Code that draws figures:
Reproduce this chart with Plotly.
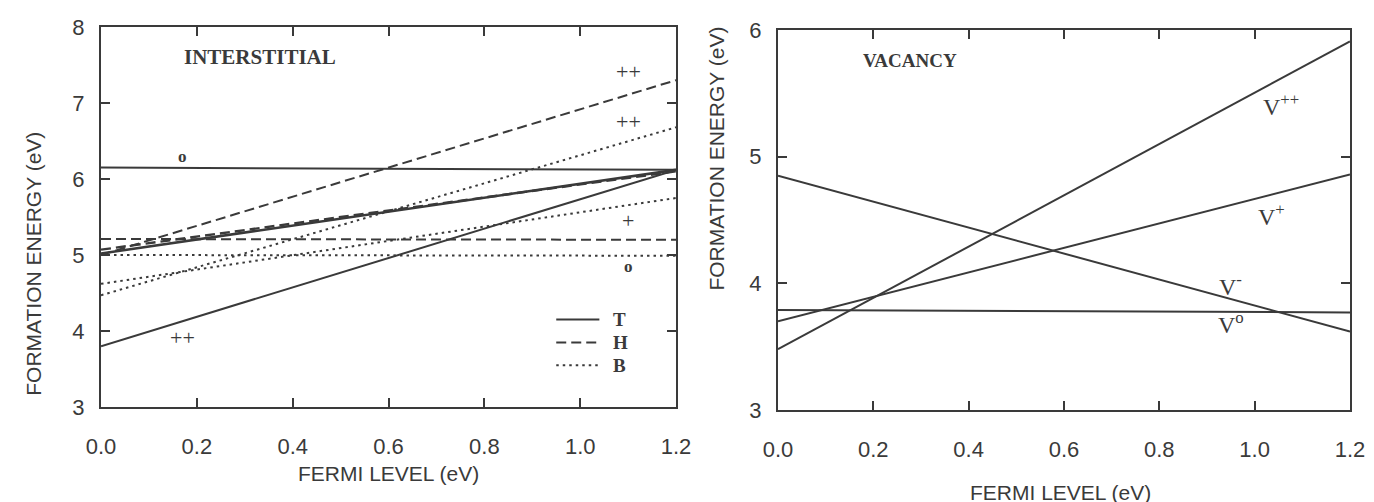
import plotly.graph_objects as go

# ---------------- data ----------------
fermi_level = [0.0, 1.2]

# Interstitial formation energies (eV) at E_F = 0.0 and 1.2
T_0 = [6.15, 6.12]
T_plus = [5.02, 6.12]
T_2plus = [3.80, 6.12]
H_0 = [5.21, 5.20]
H_plus = [5.07, 6.10]
H_2plus = [5.00, 7.30]
B_0 = [5.00, 4.99]
B_plus = [4.62, 5.75]
B_2plus = [4.47, 6.68]

# Vacancy formation energies (eV) at E_F = 0.0 and 1.2
V_0 = [3.79, 3.77]
V_minus = [4.85, 3.62]
V_plus = [3.70, 4.86]
V_2plus = [3.48, 5.91]

x_ticks = [0.0, 0.2, 0.4, 0.6, 0.8, 1.0, 1.2]
x_tick_text = ["0.0", "0.2", "0.4", "0.6", "0.8", "1.0", "1.2"]
y_ticks_left = [3, 4, 5, 6, 7, 8]
y_ticks_right = [3, 4, 5, 6]

# legend key (site labels) inside the interstitial panel
legend_x = [0.95, 1.04]
legend_sites = ["T", "H", "B"]
legend_y = [4.15, 3.85, 3.55]

# ---------------- style ----------------
INK = "#3a3a3a"
SANS = "Liberation Sans, Arial, sans-serif"
SERIF = "Liberation Serif, Times New Roman, serif"
DASH = "10px,5px"
DOT = "2.5px,4px"
styles = {"T": "solid", "H": DASH, "B": DOT}

fig = go.Figure()

def add_line(x, y, dash, xa="x", ya="y", width=2.0):
    fig.add_trace(go.Scatter(x=x, y=y, mode="lines", xaxis=xa, yaxis=ya,
                             line=dict(color=INK, width=width, dash=dash),
                             showlegend=False, hoverinfo="skip"))

# interstitial panel
add_line(fermi_level, T_0, "solid")
add_line(fermi_level, T_plus, "solid", width=2.6)
add_line(fermi_level, T_2plus, "solid")
add_line(fermi_level, H_0, DASH)
add_line(fermi_level, H_plus, DASH, width=2.4)
add_line(fermi_level, H_2plus, DASH)
add_line(fermi_level, B_0, DOT)
add_line(fermi_level, B_plus, DOT)
add_line(fermi_level, B_2plus, DOT)

for site, yv in zip(legend_sites, legend_y):
    add_line(legend_x, [yv, yv], styles[site])

# vacancy panel
for series in (V_0, V_minus, V_plus, V_2plus):
    add_line(fermi_level, series, "solid", xa="x2", ya="y2")

axis_common = dict(
    showline=True, linecolor=INK, linewidth=2, mirror="allticks",
    ticks="inside", ticklen=9, tickwidth=1.5, tickcolor=INK,
    showgrid=False, zeroline=False, automargin=False,
    tickfont=dict(family=SANS, size=22, color=INK),
)

fig.update_layout(
    template="none",
    width=1374, height=502,
    margin=dict(l=0, r=0, t=0, b=0, autoexpand=False),
    paper_bgcolor="white", plot_bgcolor="white",
    showlegend=False,
    xaxis=dict(domain=[0.0677, 0.4862], range=[0, 1.2], anchor="y",
               tickvals=x_ticks, ticktext=x_tick_text, ticklabelstandoff=19,
               **axis_common),
    yaxis=dict(domain=[0.2052, 0.9622], range=[3, 8], anchor="x",
               tickvals=y_ticks_left, ticklabelstandoff=10, **axis_common),
    xaxis2=dict(domain=[0.5604, 0.9767], range=[0, 1.2], anchor="y2",
                tickvals=x_ticks, ticktext=x_tick_text, ticklabelstandoff=19,
                **axis_common),
    yaxis2=dict(domain=[0.1992, 0.9562], range=[3, 6], anchor="x2",
                tickvals=y_ticks_right, ticklabelstandoff=10, **axis_common),
)

ann = []
def label(text, x, y, xa="x", ya="y", size=19, family=SERIF, xanchor="center", bold=False):
    t = f"<b>{text}</b>" if bold else text
    ann.append(dict(text=t, x=x, y=y, xref=xa, yref=ya, showarrow=False,
                    xanchor=xanchor, yanchor="middle",
                    font=dict(family=family, size=size, color=INK)))

# interstitial labels
label("INTERSTITIAL", 0.17, 7.6, size=21, xanchor="left", bold=True)
label("++", 1.10, 7.42, size=22)
label("++", 1.10, 6.76, size=22)
label("+", 1.10, 5.45, size=22)
label("o", 1.10, 4.85, size=17, bold=True)
label("o", 0.17, 6.30, size=17, bold=True)
label("++", 0.17, 3.92, size=22)
for site, yv in zip(legend_sites, legend_y):
    label(site, 1.065, yv, size=19, xanchor="left", bold=True)

# vacancy labels
label("VACANCY", 0.175, 5.76, xa="x2", ya="y2", size=19, xanchor="left", bold=True)
label("V<sup>++</sup>", 1.055, 5.41, xa="x2", ya="y2", size=24)
label("V<sup>+</sup>", 1.035, 4.54, xa="x2", ya="y2", size=24)
label("V<sup>-</sup>", 0.95, 3.99, xa="x2", ya="y2", size=24)
label("V<sup>o</sup>", 0.95, 3.69, xa="x2", ya="y2", size=24)

# axis titles
for x, y, text, angle in [
    (0.018, 0.49, "FORMATION ENERGY (eV)", -90),
    (0.516, 0.70, "FORMATION ENERGY (eV)", -90),
    (0.277, 0.072, "FERMI LEVEL (eV)", 0),
    (0.766, 0.034, "FERMI LEVEL (eV)", 0),
]:
    ann.append(dict(text=text, x=x, y=y, xref="paper", yref="paper",
                    showarrow=False, textangle=angle,
                    xanchor="center", yanchor="middle",
                    font=dict(family=SANS, size=21, color=INK)))

fig.update_layout(annotations=ann)
fig.write_html("out.html")
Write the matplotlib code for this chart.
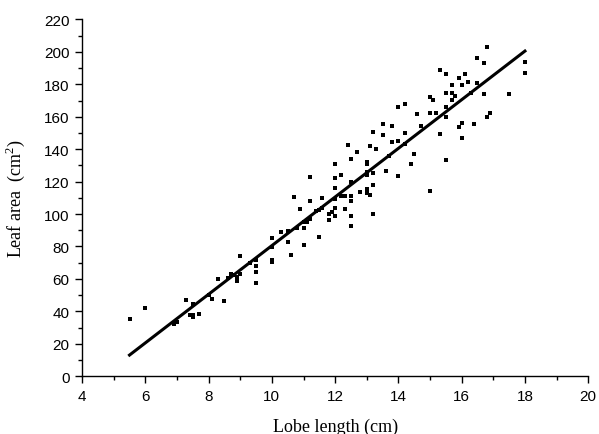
import matplotlib
matplotlib.use('Agg')
import matplotlib.pyplot as plt
from matplotlib.ticker import MultipleLocator
import numpy as np

# lobe length (cm) and leaf area (cm2)
lobe_length = [
    5.5, 6.0, 6.9, 7.0, 7.3, 7.4, 7.5, 7.5, 7.7, 7.5,
    8.0, 8.1, 8.3, 8.5, 8.6, 8.7, 8.8, 8.9, 8.9, 9.0,
    9.0, 9.3, 9.5, 9.5, 9.5, 9.5,
    10.0, 10.0, 10.0, 10.0, 10.6, 10.3, 10.5, 10.5, 10.7, 10.9,
    10.8, 11.0, 11.0, 11.1, 11.2, 11.0, 11.2, 11.2, 11.5, 11.4,
    11.5, 11.6, 11.6, 11.8, 11.8, 11.9, 12.0, 12.0, 12.0, 12.0,
    12.0, 12.0, 12.2, 12.3, 12.3, 12.5, 12.5, 12.5, 12.5, 12.5,
    12.5, 12.4, 12.7, 12.8, 13.0, 13.0, 13.1, 13.2, 13.2, 13.0,
    13.0, 13.0, 13.1, 13.3, 13.2, 13.6, 13.8, 14.0, 14.0,
    13.2, 13.5, 13.5, 13.8, 14.2, 14.2, 14.0, 14.2, 14.5, 14.4,
    14.6, 14.7, 15.0, 15.1, 15.0, 15.2, 15.3, 15.3, 15.5, 15.5,
    15.5, 15.5, 15.5, 15.7, 15.7, 15.7, 15.8, 15.9, 16.0, 16.1,
    16.2, 15.9, 16.0, 16.0, 16.3, 16.4, 16.5, 16.5, 16.7, 16.7,
    16.8, 16.8, 16.9, 17.5, 18.0, 18.0,
    13.7, 15.0, 12.2, 13.0,
]
leaf_area = [
    35.4, 41.8, 31.9, 33.5, 47.1, 37.8, 36.2, 37.8, 38.3, 44.3,
    50.0, 47.5, 59.7, 46.1, 60.3, 63.0, 62.3, 61.1, 58.5, 73.9,
    63.0, 69.8, 71.8, 68.1, 64.4, 57.2,
    70.2, 71.8, 85.4, 79.4, 74.9, 89.1, 89.7, 82.9, 110.7, 103.1,
    91.5, 91.5, 94.9, 95.2, 96.9, 80.9, 122.7, 108.2, 85.6, 102.0,
    102.5, 103.5, 109.7, 96.3, 100.0, 101.4, 98.6, 103.5, 109.3, 115.9,
    122.0, 130.9, 124.1, 111.3, 103.1, 111.3, 108.2, 98.9, 92.4, 119.6,
    134.0, 142.6, 138.5, 113.4, 115.4, 113.0, 111.7, 117.9, 100.0, 124.1,
    130.9, 132.3, 141.8, 140.1, 125.3, 126.5, 144.6, 145.2, 123.3,
    150.4, 148.8, 155.6, 154.5, 149.8, 143.2, 166.2, 168.1, 137.2, 130.7,
    161.5, 154.5, 172.2, 170.6, 162.2, 162.2, 149.2, 189.1, 186.2, 133.3,
    174.5, 166.2, 160.1, 179.6, 174.7, 170.6, 172.7, 183.8, 179.6, 186.6,
    181.7, 153.7, 156.2, 147.1, 174.7, 155.7, 196.1, 180.9, 193.2, 174.3,
    203.3, 160.1, 162.2, 174.3, 193.6, 187.0,
    135.5, 114.0, 111.3, 126.1,
]

# fitted line y = a*x + b
fit_slope = 15.0
fit_intercept = -69.5

plt.rcParams['font.family'] = ['Liberation Sans', 'DejaVu Sans']
plt.rcParams['mathtext.fontset'] = 'custom'
plt.rcParams['mathtext.rm'] = 'Liberation Serif'

fig = plt.figure(figsize=(5.99, 4.35), dpi=100)
ax = fig.add_axes([0.137, 0.133, 0.845, 0.82])

ax.plot(lobe_length, leaf_area, 's', color='black', markersize=3.0, markeredgewidth=0)

x_fit = np.array([min(lobe_length), max(lobe_length)])
ax.plot(x_fit, fit_slope * x_fit + fit_intercept, color='black', linewidth=2.2)

ax.set_xlim(4, 20)
ax.set_ylim(0, 220)
ax.xaxis.set_major_locator(MultipleLocator(2))
ax.xaxis.set_minor_locator(MultipleLocator(1))
ax.yaxis.set_major_locator(MultipleLocator(20))
ax.yaxis.set_minor_locator(MultipleLocator(10))

for side in ['top', 'right']:
    ax.spines[side].set_visible(False)
for side in ['left', 'bottom']:
    ax.spines[side].set_linewidth(1.0)

ax.tick_params(which='major', direction='out', length=5, width=1, labelsize=11, pad=4)
ax.tick_params(which='minor', direction='out', length=3, width=1)

ax.set_xlabel('Lobe length (cm)', family='Liberation Serif', fontsize=13, labelpad=11)
ax.set_ylabel(r'Leaf area  (cm$^{2}$)', family='Liberation Serif', fontsize=13, labelpad=12)

plt.savefig('out.png', dpi=100)
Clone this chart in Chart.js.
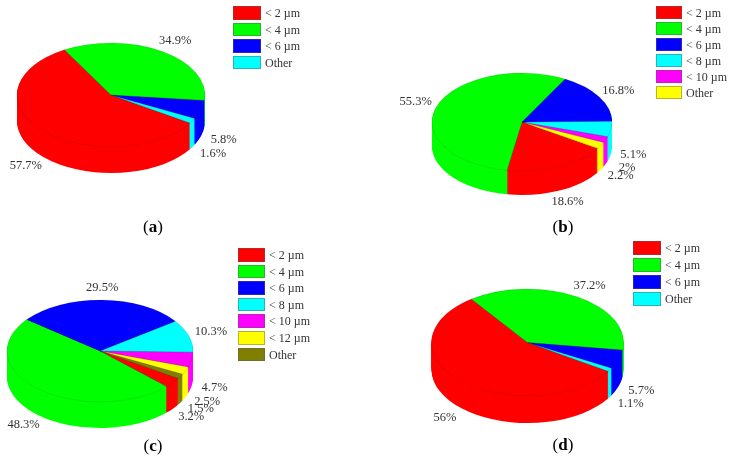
<!DOCTYPE html>
<html>
<head>
<meta charset="utf-8">
<script src="https://cdn.jsdelivr.net/npm/chart.js@4"></script>
<style>
  html, body { margin: 0; padding: 0; background: #fff; }
  #page { position: relative; width: 729px; height: 459px; overflow: hidden; font-family: "Liberation Serif", serif; color: #333; }
  #page canvas { position: absolute; left: 0; top: 0; }
  .box { position: absolute; box-sizing: border-box; border: 1px solid rgba(90, 90, 90, 0.45); }
  .leg { position: absolute; font-size: 12px; line-height: 14px; white-space: nowrap; }
  .cap { position: absolute; font-size: 17px; line-height: 20px; color: #000; transform: translateX(-50%); }
</style>
</head>
<body>
<div id="page"></div>
<script>
const labelsA = ["< 2 µm", "< 4 µm", "< 6 µm", "Other"]
const valuesA = [57.7, 34.9, 5.8, 1.6]
const labelsB = ["< 2 µm", "< 4 µm", "< 6 µm", "< 8 µm", "< 10 µm", "Other"]
const valuesB = [18.6, 55.3, 16.8, 5.1, 2, 2.2]
const labelsC = ["< 2 µm", "< 4 µm", "< 6 µm", "< 8 µm", "< 10 µm", "< 12 µm", "Other"]
const valuesC = [3.2, 48.3, 29.5, 10.3, 4.7, 2.5, 1.5]
const labelsD = ["< 2 µm", "< 4 µm", "< 6 µm", "Other"]
const valuesD = [56, 37.2, 5.7, 1.1]

const coloursAD = ["#ff0000", "#00ff00", "#0000ff", "#00ffff"]
const coloursB = ["#ff0000", "#00ff00", "#0000ff", "#00ffff", "#ff00ff", "#ffff00"]
const coloursC = ["#ff0000", "#00ff00", "#0000ff", "#00ffff", "#ff00ff", "#ffff00", "#808000"]

const startAngle = 122.6

// where each tilted disc and its legend sit on the page
const panels = [
  { name: "a", labels: labelsA, values: valuesA, colours: coloursAD,
    disc: { cx: 111, cy: 95, rx: 94, ry: 52, depth: 26 },
    legend: { x: 233, y: 6, w: 28, h: 13.5, step: 16.6 }, caption: { x: 153, y: 217 } },
  { name: "b", labels: labelsB, values: valuesB, colours: coloursB,
    disc: { cx: 522, cy: 122, rx: 90, ry: 49, depth: 24 },
    legend: { x: 656, y: 6, w: 26, h: 13, step: 16 }, caption: { x: 563, y: 217 } },
  { name: "c", labels: labelsC, values: valuesC, colours: coloursC,
    disc: { cx: 100, cy: 351, rx: 93, ry: 51, depth: 26 },
    legend: { x: 238, y: 248, w: 27, h: 13.5, step: 16.6 }, caption: { x: 153, y: 436 } },
  { name: "d", labels: labelsD, values: valuesD, colours: coloursAD,
    disc: { cx: 527.5, cy: 342.5, rx: 96, ry: 53.5, depth: 27 },
    legend: { x: 633, y: 241, w: 28, h: 14, step: 17 }, caption: { x: 563, y: 435 } },
]

function tilt(ctx, arc, disc, drop) {
  const s = arc.outerRadius
  ctx.translate(disc.cx, disc.cy + drop)
  ctx.scale(disc.rx / s, disc.ry / s)
  ctx.translate(-arc.x, -arc.y)
}

// squashes the pie into an ellipse and stacks copies of it for the rim
const discPlugin = {
  id: "disc",
  beforeDatasetsDraw(chart, args, opts) {
    const ctx = chart.ctx
    const arcs = chart.getDatasetMeta(0).data
    for (let d = opts.depth; d >= 1; d--) {
      ctx.save()
      tilt(ctx, arcs[0], opts, d)
      arcs.forEach((arc) => arc.draw(ctx))
      ctx.restore()
    }
    ctx.save()
    tilt(ctx, arcs[0], opts, 0)
  },
  afterDatasetsDraw(chart, args, opts) {
    const ctx = chart.ctx
    ctx.restore()
    const arcs = chart.getDatasetMeta(0).data
    const { cx, cy, rx, ry, depth } = opts

    // thin wedge edges
    ctx.save()
    ctx.strokeStyle = "rgba(0, 0, 0, 0.15)"
    ctx.lineWidth = 0.7
    arcs.forEach((arc) => {
      ctx.beginPath()
      ctx.moveTo(cx, cy)
      ctx.ellipse(cx, cy, rx, ry, 0, arc.startAngle, arc.endAngle)
      ctx.closePath()
      ctx.stroke()
    })
    ctx.restore()

    // percentage labels, pushed out past the rim
    ctx.save()
    ctx.font = '12.5px "Liberation Serif"'
    ctx.fillStyle = "#333"
    ctx.textAlign = "center"
    ctx.textBaseline = "middle"
    arcs.forEach((arc, i) => {
      const mid = (arc.startAngle + arc.endAngle) / 2
      const x = cx + 1.25 * rx * Math.cos(mid)
      const y = cy + 1.25 * ry * Math.sin(mid) + (Math.sin(mid) > 0 ? depth : 0)
      ctx.fillText(chart.data.datasets[0].data[i] + "%", x, y)
    })
    ctx.restore()
  },
}

const page = document.getElementById("page")

panels.forEach((p) => {
  const canvas = document.createElement("canvas")
  canvas.width = 729
  canvas.height = 459
  canvas.style.width = "729px"
  canvas.style.height = "459px"
  page.appendChild(canvas)

  new Chart(canvas.getContext("2d"), {
    type: "pie",
    data: {
      labels: p.labels,
      datasets: [
        {
          data: p.values,
          backgroundColor: p.colours,
          borderWidth: 0,
          clip: false,
        },
      ],
    },
    options: {
      responsive: false,
      animation: false,
      events: [],
      rotation: startAngle,
      plugins: {
        legend: { display: false },
        tooltip: { enabled: false },
        disc: p.disc,
      },
    },
    plugins: [discPlugin],
  })

  // legend
  p.labels.forEach((label, i) => {
    const box = document.createElement("div")
    box.className = "box"
    box.style.left = p.legend.x + "px"
    box.style.top = p.legend.y + i * p.legend.step + "px"
    box.style.width = p.legend.w + "px"
    box.style.height = p.legend.h + "px"
    box.style.background = p.colours[i]
    page.appendChild(box)

    const text = document.createElement("div")
    text.className = "leg"
    text.style.left = p.legend.x + p.legend.w + 4 + "px"
    text.style.top = p.legend.y + i * p.legend.step + "px"
    text.textContent = label
    page.appendChild(text)
  })

  const cap = document.createElement("div")
  cap.className = "cap"
  cap.style.left = p.caption.x + "px"
  cap.style.top = p.caption.y + "px"
  cap.innerHTML = "(<b>" + p.name + "</b>)"
  page.appendChild(cap)
})
</script>
</body>
</html>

[What you are asked to do]: Quote the data above exactly from the line with "Write the matplotlib code for this chart." to the line with "import numpy as np", both ends counted, and nothing else. Pictures don't go in.

[Answer to this task]:
Write the matplotlib code for this chart.
import matplotlib
matplotlib.use('Agg')
import matplotlib.pyplot as plt
from matplotlib.ticker import MultipleLocator
import numpy as np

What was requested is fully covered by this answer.